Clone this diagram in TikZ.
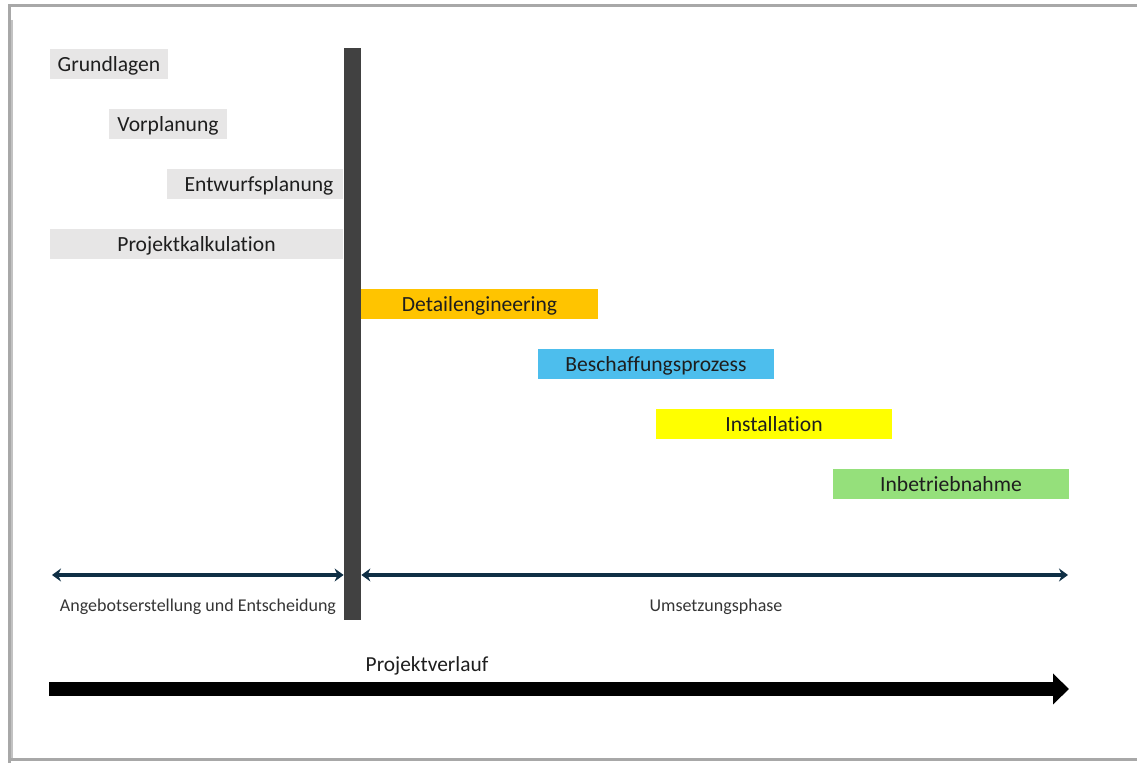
\documentclass[tikz,border=0pt]{standalone}
\usepackage{fontspec}
\setmainfont{Carlito}[Ligatures=NoCommon]
\usetikzlibrary{arrows.meta}
\definecolor{boxgray}{HTML}{E7E6E6}
\definecolor{gold}{HTML}{FFC400}
\definecolor{skyblue}{HTML}{4DBEED}
\definecolor{brightyellow}{HTML}{FFFF00}
\definecolor{lightgreen}{HTML}{95E07B}
\definecolor{barcol}{HTML}{414141}
\definecolor{navy}{HTML}{0F2F45}
\definecolor{txt}{HTML}{1E1E1E}
\definecolor{subtxt}{HTML}{353535}
\definecolor{framecol}{HTML}{A8A8A8}
\tikzset{
  phase/.style={fill=#1, inner sep=0pt, minimum height=15pt, text=txt,
    text height=10pt, text depth=2pt,
    font=\fontsize{10.8}{12}\selectfont},
  span/.style={draw=navy, line width=2pt,
    {Stealth[length=4.5pt,width=6.5pt]}-{Stealth[length=4.5pt,width=6.5pt]}},
  sublabel/.style={text=subtxt, inner sep=0pt, font=\fontsize{9}{10}\selectfont},
}
\begin{document}
\begin{tikzpicture}[x=0.5pt,y=-0.5pt]
\useasboundingbox (0,0) rectangle (1137,763);
% page frame
\draw[framecol, line width=1.5pt] (9,1200) -- (9,5.5) -- (1200,5.5);
\draw[framecol!70, line width=1pt] (12,20) -- (12,758);
\draw[framecol, line width=1.5pt] (9,760) -- (1200,760);

% planning phases before the decision
\node[phase=boxgray, minimum width=59pt] (grund) at (109,64) {Grundlagen};
\node[phase=boxgray, minimum width=59pt] (vor) at (168,124) {Vorplanung};
\node[phase=boxgray, minimum width=88pt] (entwurf) at (255,184) {\hspace*{4pt}Entwurfsplanung};
\node[phase=boxgray, minimum width=146.5pt] (kalk) at (196.5,244) {Projektkalkulation};

% decision gate
\node[fill=barcol, inner sep=0pt, minimum width=8.5pt, minimum height=286pt] (gate) at (352.5,334) {};

% implementation phases
\node[phase=gold, minimum width=118.5pt] (detail) at (479.5,304) {Detailengineering};
\node[phase=skyblue, minimum width=118pt] (beschaff) at (656,364) {Beschaffungsprozess};
\node[phase=brightyellow, minimum width=118pt] (install) at (774,424) {Installation};
\node[phase=lightgreen, minimum width=118pt] (inbetr) at (951,484) {Inbetriebnahme};

% spans of the two project stages
\coordinate (spanL) at (52,575);
\coordinate (spanR) at (1068,575);
\draw[span] (spanL) -- (gate.west |- spanL);
\draw[span] (gate.east |- spanL) -- (spanR);
\node[sublabel] (angebot) at (198,607) {Angebotserstellung und Entscheidung};
\node[sublabel] (umsetz) at (716,607) {Umsetzungsphase};

% overall project timeline
\coordinate (tlStart) at (49,689);
\coordinate (tlEnd) at (1069,689);
\draw[black, line width=7pt, -{Triangle[length=8pt,width=15pt]}] (tlStart) -- (tlEnd);
\node[text=txt, inner sep=0pt, font=\fontsize{10.7}{12}\selectfont] (verlauf) at (427,666) {Projektverlauf};
\end{tikzpicture}
\end{document}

> _Exercise_: In the copy, include no pictures; restate the listing above exactly.

> _Output of the task_:
Clone this diagram in TikZ.
\documentclass[tikz,border=0pt]{standalone}
\usepackage{fontspec}
\setmainfont{Carlito}[Ligatures=NoCommon]
\usetikzlibrary{arrows.meta}
\definecolor{boxgray}{HTML}{E7E6E6}
\definecolor{gold}{HTML}{FFC400}
\definecolor{skyblue}{HTML}{4DBEED}
\definecolor{brightyellow}{HTML}{FFFF00}
\definecolor{lightgreen}{HTML}{95E07B}
\definecolor{barcol}{HTML}{414141}
\definecolor{navy}{HTML}{0F2F45}
\definecolor{txt}{HTML}{1E1E1E}
\definecolor{subtxt}{HTML}{353535}
\definecolor{framecol}{HTML}{A8A8A8}
\tikzset{
  phase/.style={fill=#1, inner sep=0pt, minimum height=15pt, text=txt,
    text height=10pt, text depth=2pt,
    font=\fontsize{10.8}{12}\selectfont},
  span/.style={draw=navy, line width=2pt,
    {Stealth[length=4.5pt,width=6.5pt]}-{Stealth[length=4.5pt,width=6.5pt]}},
  sublabel/.style={text=subtxt, inner sep=0pt, font=\fontsize{9}{10}\selectfont},
}
\begin{document}
\begin{tikzpicture}[x=0.5pt,y=-0.5pt]
\useasboundingbox (0,0) rectangle (1137,763);
% page frame
\draw[framecol, line width=1.5pt] (9,1200) -- (9,5.5) -- (1200,5.5);
\draw[framecol!70, line width=1pt] (12,20) -- (12,758);
\draw[framecol, line width=1.5pt] (9,760) -- (1200,760);

% planning phases before the decision
\node[phase=boxgray, minimum width=59pt] (grund) at (109,64) {Grundlagen};
\node[phase=boxgray, minimum width=59pt] (vor) at (168,124) {Vorplanung};
\node[phase=boxgray, minimum width=88pt] (entwurf) at (255,184) {\hspace*{4pt}Entwurfsplanung};
\node[phase=boxgray, minimum width=146.5pt] (kalk) at (196.5,244) {Projektkalkulation};

% decision gate
\node[fill=barcol, inner sep=0pt, minimum width=8.5pt, minimum height=286pt] (gate) at (352.5,334) {};

% implementation phases
\node[phase=gold, minimum width=118.5pt] (detail) at (479.5,304) {Detailengineering};
\node[phase=skyblue, minimum width=118pt] (beschaff) at (656,364) {Beschaffungsprozess};
\node[phase=brightyellow, minimum width=118pt] (install) at (774,424) {Installation};
\node[phase=lightgreen, minimum width=118pt] (inbetr) at (951,484) {Inbetriebnahme};

% spans of the two project stages
\coordinate (spanL) at (52,575);
\coordinate (spanR) at (1068,575);
\draw[span] (spanL) -- (gate.west |- spanL);
\draw[span] (gate.east |- spanL) -- (spanR);
\node[sublabel] (angebot) at (198,607) {Angebotserstellung und Entscheidung};
\node[sublabel] (umsetz) at (716,607) {Umsetzungsphase};

% overall project timeline
\coordinate (tlStart) at (49,689);
\coordinate (tlEnd) at (1069,689);
\draw[black, line width=7pt, -{Triangle[length=8pt,width=15pt]}] (tlStart) -- (tlEnd);
\node[text=txt, inner sep=0pt, font=\fontsize{10.7}{12}\selectfont] (verlauf) at (427,666) {Projektverlauf};
\end{tikzpicture}
\end{document}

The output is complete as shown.